As a general rule, early fall herbicide treatments are more effective to control emerged plants than spring treatments. Herbicide applications after spring wheat emergence usually fail to provide effective control, allowing cheatgrass plants to produce seeds. There are several chemical management options to reduce the abundance and impact of cheatgrass in winter wheat crops. Registered selective herbicides that provide suppression or control of cheatgrass in winter wheat include Finesse® (chlorsulfuron), Maverick® (sulfosulfuron) applied postemergence, Powerflex HL® (pyroxsulam), Beyond® and ClearMax® (imazamox), Olympus™ (propoxycarbazone), and Olympus Flex™ (propoxycarbazone). In pulse crops (e.g., lentils) Assure II®(quizalofop) and Select Max ® (clethodim) can be used to manage cheatgrass infestations. Producers who grow pulse and other broadleaf crops should check labels for re-cropping intervals in order to prevent herbicide carryover and injury. Other herbicide-based management options can be found witht the Herbicide Selection Tool available on-line at http://www.sarc.montana.edu/php/weeds/.

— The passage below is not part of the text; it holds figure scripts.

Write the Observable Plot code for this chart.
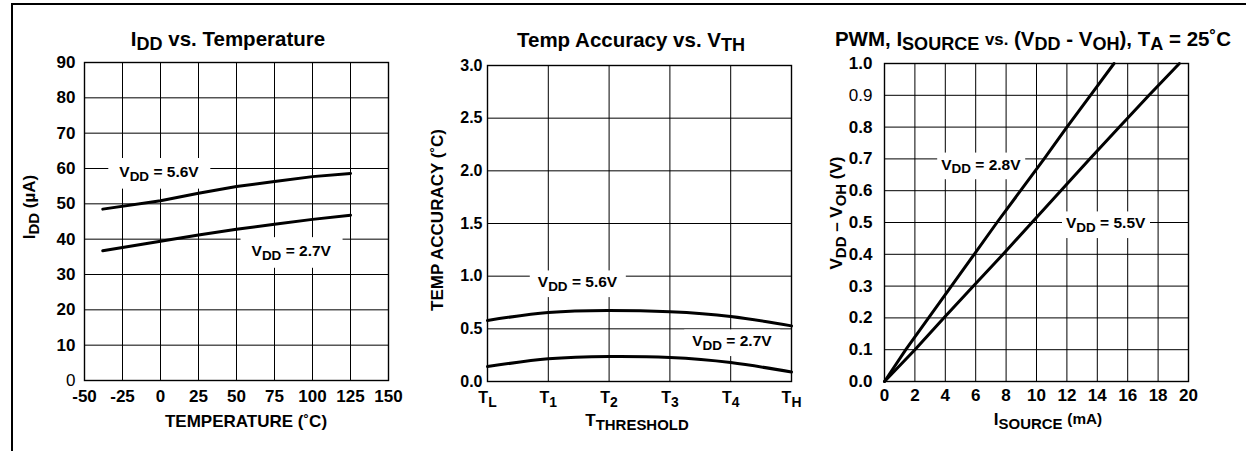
<!DOCTYPE html>
<html><head><meta charset="utf-8">
<script src="https://cdn.jsdelivr.net/npm/d3@7"></script>
<script src="https://cdn.jsdelivr.net/npm/@observablehq/plot@0.6"></script>
<style>
body{margin:0;background:#fff;}
#root{position:relative;width:1246px;height:451px;overflow:hidden;font-family:"Liberation Sans",Arial,Helvetica,sans-serif;font-weight:bold;color:#000;background:#fff;}
.lbl{position:absolute;white-space:nowrap;line-height:1;}
.sub{font-size:88%;position:relative;top:0.24em;}
.sm{font-size:82%;position:relative;top:-0.08em;}
.sm2{font-size:90%;position:relative;top:-0.08em;}
.panel{position:absolute;top:0;}
#border{position:absolute;left:11px;top:3px;width:2000px;height:2000px;border-top:2px solid #000;border-left:2px solid #000;}
</style></head>
<body><div id="root"><div id="border"></div></div>
<script>
// ---------- Panel 1: IDD vs Temperature ----------
const tempC   = [-38, 0, 25, 50, 75, 100, 125];
const idd56   = [48.5, 50.9, 53.0, 54.9, 56.3, 57.7, 58.6];
const idd27   = [36.7, 39.4, 41.2, 42.8, 44.2, 45.6, 46.8];
const iddXTicks = [-50, -25, 0, 25, 50, 75, 100, 125, 150];
const iddYTicks = [0, 10, 20, 30, 40, 50, 60, 70, 80, 90];
const iddLightTicks = [0];
const iddLabels = [
  {x: -1, y: 59, t: "V{DD} = 5.6V"},
  {x: 86, y: 36.6, t: "V{DD} = 2.7V"}
];

// ---------- Panel 2: Temp Accuracy vs VTH ----------
const thrPos    = [0, 1, 2, 3, 4, 5];
const thrLabels = ["T{L}", "T{1}", "T{2}", "T{3}", "T{4}", "T{H}"];
const acc56     = [0.58, 0.655, 0.674, 0.662, 0.618, 0.528];
const acc27     = [0.142, 0.215, 0.237, 0.228, 0.18, 0.09];
const accYTicks = [0, 0.5, 1.0, 1.5, 2.0, 2.5, 3.0];
const accLabels = [
  {x: 1.48, y: 0.94, t: "V{DD} = 5.6V"},
  {x: 4.02, y: 0.38, t: "V{DD} = 2.7V"}
];

// ---------- Panel 3: PWM, ISOURCE vs (VDD - VOH) ----------
const vdrop   = [0, 0.1, 0.2, 0.3, 0.4, 0.5, 0.6, 0.7, 0.8, 0.9, 1.0];
const isrc28  = [0, 1.4, 2.9, 4.4, 5.9, 7.4, 8.95, 10.5, 12.0, 13.55, 15.1];
const isrc55  = [0, 2.0, 3.9, 5.85, 7.8, 9.7, 11.6, 13.5, 15.45, 17.4, 19.4];
const srcXTicks = [0, 2, 4, 6, 8, 10, 12, 14, 16, 18, 20];
const srcYTicks = [0, 0.1, 0.2, 0.3, 0.4, 0.5, 0.6, 0.7, 0.8, 0.9, 1.0];
const srcLightTicks = [0.9];
const srcLabels = [
  {x: 6.34, y: 0.682, t: "V{DD} = 2.8V"},
  {x: 14.55, y: 0.497, t: "V{DD} = 5.5V"}
];

const FONT = '"Liberation Sans", Arial, Helvetica, sans-serif';
const root = document.getElementById("root");

function series(xs, ys) { return xs.map((x, i) => ({x, y: ys[i]})); }

function makePanel(o) {
  const gridStyle = {stroke: "#000", strokeOpacity: 1, strokeWidth: 1};
  const fs = o.tickFont || 17;
  const plot = Plot.plot({
    width: o.width, height: 451,
    marginLeft: o.mL, marginRight: o.mR, marginTop: o.mT, marginBottom: o.mB,
    x: {domain: o.xDomain},
    y: {domain: o.yDomain},
    style: {fontFamily: FONT, background: "transparent", color: "#000", overflow: "visible"},
    marks: [
      Plot.gridX(o.xTicks, gridStyle),
      Plot.gridY(o.yTicks, gridStyle),
      Plot.frame({stroke: "#000", strokeWidth: 1.4}),
      Plot.axisX(o.xTicks, {tickSize: 0, tickPadding: o.xPad, tickFormat: o.xFmt, fontSize: fs, fontWeight: "bold", fill: "#000", label: null}),
      Plot.axisY(o.yTicks, {tickSize: 0, tickPadding: o.yPad, tickFormat: o.yFmt, fontSize: fs, fontWeight: "bold", fill: "#000", label: null}),
      Plot.text(o.labels, {x: "x", y: "y", text: "t", fontSize: 15.5, fontWeight: "bold", fill: "#000"}),
      ...o.series.map(s => Plot.line(s, {x: "x", y: "y", stroke: "#000", strokeWidth: 3, curve: o.curve || "linear"}))
    ]
  });
  const wrap = document.createElement("div");
  wrap.className = "panel";
  wrap.style.left = o.left + "px";
  wrap.appendChild(plot);
  root.appendChild(wrap);
  postProcess(plot, o.boxPad || [7, 3]);
  return plot;
}

const NS = "http://www.w3.org/2000/svg";
function postProcess(svg, pad) {
  svg.querySelectorAll("text").forEach(t => {
    let s = t.textContent;
    if (s.startsWith("~")) { s = s.slice(1); t.textContent = s; t.setAttribute("font-weight", "normal"); t.style.fontWeight = "normal"; }
    if (!s.includes("{")) return;
    t.textContent = "";
    const parts = s.split(/(\{[^}]*\})/).filter(p => p.length);
    let shifted = false;
    parts.forEach(p => {
      const ts = document.createElementNS(NS, "tspan");
      if (p.startsWith("{")) {
        ts.textContent = p.slice(1, -1);
        ts.setAttribute("font-size", "0.87em");
        ts.setAttribute("dy", "0.27em");
        shifted = true;
      } else {
        ts.textContent = p;
        if (shifted) { ts.setAttribute("dy", "-0.235em"); shifted = false; }
      }
      t.appendChild(ts);
    });
  });
  // white boxes behind curve labels
  svg.querySelectorAll('g[aria-label="text"] text').forEach(t => {
    const bb = t.getBBox();
    const r = document.createElementNS(NS, "rect");
    const [px, py] = pad;
    r.setAttribute("x", bb.x - px); r.setAttribute("y", bb.y - py);
    r.setAttribute("width", bb.width + 2 * px); r.setAttribute("height", bb.height + 2 * py);
    r.setAttribute("fill", "#fff");
    const tr = t.getAttribute("transform"); if (tr) r.setAttribute("transform", tr);
    t.parentNode.insertBefore(r, t);
  });
}

const f1 = d => (iddLightTicks.includes(d) ? "~" : "") + d;
makePanel({
  left: 0, width: 410, mL: 84, mR: 22, mT: 62, mB: 71,
  xDomain: [-50, 150], yDomain: [0, 90],
  xTicks: iddXTicks, yTicks: iddYTicks, xFmt: d => String(d), yFmt: f1, xPad: 9, yPad: 9,
  series: [series(tempC, idd56), series(tempC, idd27)], labels: iddLabels, boxPad: [11, 5]
});

makePanel({
  left: 410, width: 400, mL: 77, mR: 19, mT: 65, mB: 70, tickFont: 16,
  xDomain: [0, 5], yDomain: [0, 3],
  xTicks: thrPos, yTicks: accYTicks, xFmt: (d, i) => thrLabels[i], yFmt: d3.format(".1f"), xPad: 10, yPad: 5,
  series: [series(thrPos, acc56), series(thrPos, acc27)], labels: accLabels, curve: "natural", boxPad: [8, 3]
});

const f3 = d => (srcLightTicks.includes(d) ? "~" : "") + d3.format(".1f")(d);
makePanel({
  left: 810, width: 436, mL: 74, mR: 58, mT: 63, mB: 70,
  xDomain: [0, 20], yDomain: [0, 1],
  xTicks: srcXTicks, yTicks: srcYTicks, xFmt: d => String(d), yFmt: f3, xPad: 7, yPad: 12,
  series: [series(isrc28, vdrop), series(isrc55, vdrop)], labels: srcLabels, boxPad: [4, 3]
});

// ---------- Titles and axis titles (HTML text) ----------
function lab(html, cx, cy, size, rot) {
  const d = document.createElement("div");
  d.className = "lbl";
  d.innerHTML = html;
  d.style.left = cx + "px";
  d.style.top = cy + "px";
  d.style.fontSize = size + "px";
  d.style.transform = "translate(-50%,-50%)" + (rot ? " rotate(-90deg)" : "");
  root.appendChild(d);
}
const S = t => `<span class="sub">${t}</span>`;
lab(`I${S("DD")} vs. Temperature`, 228, 39, 20.5);
lab(`Temp Accuracy vs. V${S("TH")}`, 631, 40, 20.5);
lab(`PWM, I${S("SOURCE")} <span class="sm">vs.</span> (V${S("DD")} - V${S("OH")}), T${S("A")} = 25˚C`, 1033, 39, 20.5);

lab(`TEMPERATURE (˚C)`, 246, 421, 17);
lab(`T${S("THRESHOLD")}`, 637, 420, 17);
lab(`I${S("SOURCE")} <span class="sm2">(mA)</span>`, 1048, 419, 17);

lab(`I${S("DD")} (µA)`, 29, 207, 17, true);
lab(`TEMP ACCURACY (˚C)`, 437, 220, 17, true);
lab(`V${S("DD")} – V${S("OH")} (V)`, 836, 213, 17, true);
</script>
</body></html>
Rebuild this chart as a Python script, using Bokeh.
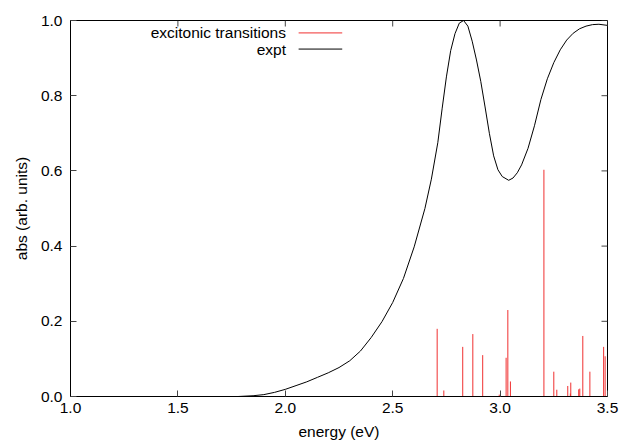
from bokeh.plotting import figure
from bokeh.models import Label, FixedTicker
from bokeh.embed import file_html
from bokeh.resources import INLINE

# measured absorption spectrum (energy in eV, normalised absorbance)
expt_energy = [1.00, 1.50, 1.78, 1.85, 1.90, 1.95, 2.00, 2.05, 2.10, 2.15,
               2.20, 2.25, 2.30, 2.35, 2.40, 2.45, 2.50, 2.55, 2.60, 2.65,
               2.68, 2.71, 2.73, 2.75, 2.77, 2.79, 2.81, 2.83, 2.85, 2.87,
               2.89, 2.91, 2.93, 2.95, 2.97, 2.99, 3.01, 3.04, 3.06, 3.08,
               3.10, 3.13, 3.16, 3.19, 3.22, 3.25, 3.28, 3.31, 3.34, 3.37,
               3.40, 3.43, 3.46, 3.50]
expt_abs = [0.000, 0.000, 0.000, 0.002, 0.005, 0.011, 0.019, 0.029, 0.039, 0.051,
            0.063, 0.077, 0.095, 0.121, 0.157, 0.199, 0.250, 0.314, 0.398, 0.500,
            0.578, 0.675, 0.765, 0.850, 0.920, 0.965, 0.993, 1.000, 0.985, 0.945,
            0.895, 0.838, 0.770, 0.700, 0.640, 0.603, 0.585, 0.575, 0.581, 0.595,
            0.616, 0.660, 0.720, 0.790, 0.845, 0.888, 0.922, 0.948, 0.966, 0.978,
            0.985, 0.989, 0.990, 0.987]

# computed excitonic transitions (energy in eV, oscillator strength)
trans_energy = [2.707, 2.738, 2.826, 2.873, 2.919, 2.996, 3.028, 3.036, 3.048,
                3.204, 3.250, 3.264, 3.315, 3.327, 3.329, 3.366, 3.371, 3.385,
                3.418, 3.482, 3.489]
trans_strength = [0.180, 0.016, 0.132, 0.166, 0.110, 0.005, 0.103, 0.230, 0.040,
                  0.603, 0.066, 0.018, 0.028, 0.008, 0.037, 0.019, 0.021, 0.161,
                  0.066, 0.132, 0.107]

x_ticks = [1.0, 1.5, 2.0, 2.5, 3.0, 3.5]
y_ticks = [0.0, 0.2, 0.4, 0.6, 0.8, 1.0]

X0, X1 = 1.0, 3.5
Y0, Y1 = 0.0, 1.0
FRAME_W, FRAME_H = 537, 376
TICK_PX = 6

FONT = "Liberation Sans"
FS = "15.5px"
RED = "#f03030"
TICK_COLOR = "#444444"

p = figure(width=619, height=447, x_range=(X0, X1), y_range=(Y0, Y1),
           output_backend="svg", toolbar_location=None,
           min_border_left=70, min_border_right=12,
           min_border_top=20, min_border_bottom=51)
p.xgrid.visible = False
p.ygrid.visible = False
p.outline_line_color = "black"
p.outline_line_width = 1
p.background_fill_color = "white"
p.border_fill_color = "white"

# transitions as sticks
p.segment(x0=trans_energy, y0=[0] * len(trans_energy),
          x1=trans_energy, y1=trans_strength,
          line_color=RED, line_width=1)

# experimental curve
p.line(expt_energy, expt_abs, line_color="black", line_width=1)

for ax in (p.xaxis[0], p.yaxis[0]):
    ax.major_tick_in = TICK_PX
    ax.major_tick_out = 0
    ax.minor_tick_in = 0
    ax.minor_tick_out = 0
    ax.major_tick_line_color = TICK_COLOR
    ax.axis_line_color = "black"
    ax.major_label_text_font = FONT
    ax.major_label_text_font_size = FS
    ax.major_label_text_color = "black"
    ax.axis_label_text_font = FONT
    ax.axis_label_text_font_size = FS
    ax.axis_label_text_font_style = "normal"
    ax.axis_label_text_color = "black"

p.xaxis[0].ticker = FixedTicker(ticks=x_ticks)
p.yaxis[0].ticker = FixedTicker(ticks=y_ticks)
p.xaxis[0].major_label_overrides = {t: f"{t:.1f}" for t in x_ticks}
p.yaxis[0].major_label_overrides = {t: f"{t:.1f}" for t in y_ticks}
p.xaxis[0].axis_label = "energy (eV)"
p.yaxis[0].axis_label = "abs (arb. units)"
p.xaxis[0].major_label_standoff = 6
p.xaxis[0].axis_label_standoff = 7
p.yaxis[0].major_label_standoff = 8
p.yaxis[0].axis_label_standoff = 8

# mirrored inward ticks on the top and right edges
dy = TICK_PX * (Y1 - Y0) / FRAME_H
dx = TICK_PX * (X1 - X0) / FRAME_W
p.segment(x0=x_ticks, y0=[Y1] * len(x_ticks),
          x1=x_ticks, y1=[Y1 - dy] * len(x_ticks),
          line_color=TICK_COLOR, line_width=1)
p.segment(x0=[X1] * len(y_ticks), y0=y_ticks,
          x1=[X1 - dx] * len(y_ticks), y1=y_ticks,
          line_color=TICK_COLOR, line_width=1)

# key, text right-aligned with the sample line after it
key_text_x = 2.003
key_line = (2.062, 2.265)
key_rows = [("excitonic transitions", RED, 0.967), ("expt", "black", 0.924)]
for text, color, yy in key_rows:
    p.add_layout(Label(x=key_text_x, y=yy, text=text, text_align="right",
                       text_baseline="middle", text_font=FONT,
                       text_font_size=FS, text_color="black"))
    p.segment(x0=[key_line[0]], y0=[yy], x1=[key_line[1]], y1=[yy],
              line_color=color, line_width=1)

open("out.html", "w").write(file_html(p, INLINE))
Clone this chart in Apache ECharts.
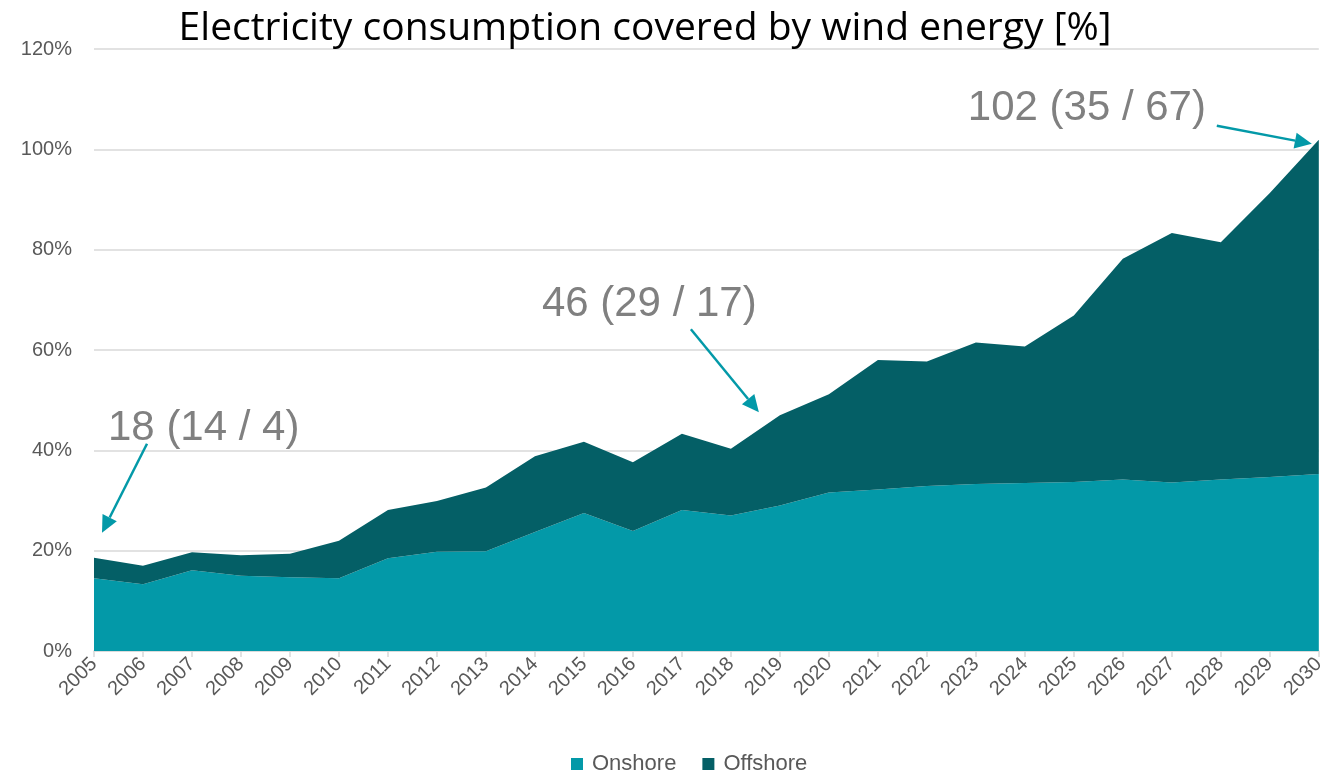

To be effective, herbicides should be applied to actively growing cheatgrass seedlings. Products that have soil activity (Maverick®, Olympus™ and PowerFlex™) require moisture after application to perform properly. Beyond® and ClearMax® herbicides must be used with crop cultivars that contain the gene that confers tolerance to imazamox as part of the Clearfield® Production System. Tolerance to imazamox means that the crop with the gene is able to withstand a recommended rate of Beyond® or ClearMax® with minimal risk of crop injury. Varieties that do not contain this gene are either killed or seriously injured by these herbicides.

Preventing Herbicide Resistance

Herbicide resistance is the ability of a weed biotype to survive and reproduce after treatment with a normally lethal herbicide dose. In Montana, cheatgrass biotypes resistant to ALS herbicides (inhibitors of the acetolactate synthase enzyme) have been confirmed. Biotypes resistant to ALS herbicides and ACCace herbicides (inhibitors of Acetyl CoA Carboxylase) have been selected in Oregon. Other cases of herbicide resistance in cheatgrass include Ureas and Amides (Spain), and Photosystem II inhibitors (Spain and France). To reduce the risk of selecting herbicide-resistant biotypes, producers should rotate among herbicides with different sites of action and management practices, such as incorporating timely cultivation. Finally, crop rotation is an excellent tool to reduce selective pressure on herbicide-resistant weeds. More information can be found in Montguide MT200506AG, Preventing and Managing Herbicide-Resistant Weeds in Montana.

Note: Information in this document is provided for educational purposes only. Reference to commercial products or trade names does not imply an endorsement by MSU Extension. Common chemical and trade names are used in this publication for clarity by the reader. Inclusion of a common chemical or trade name does not imply endorsement of that product or brand of herbicide and exclusion does not imply non-approval. This publication is not intended to replace the product label.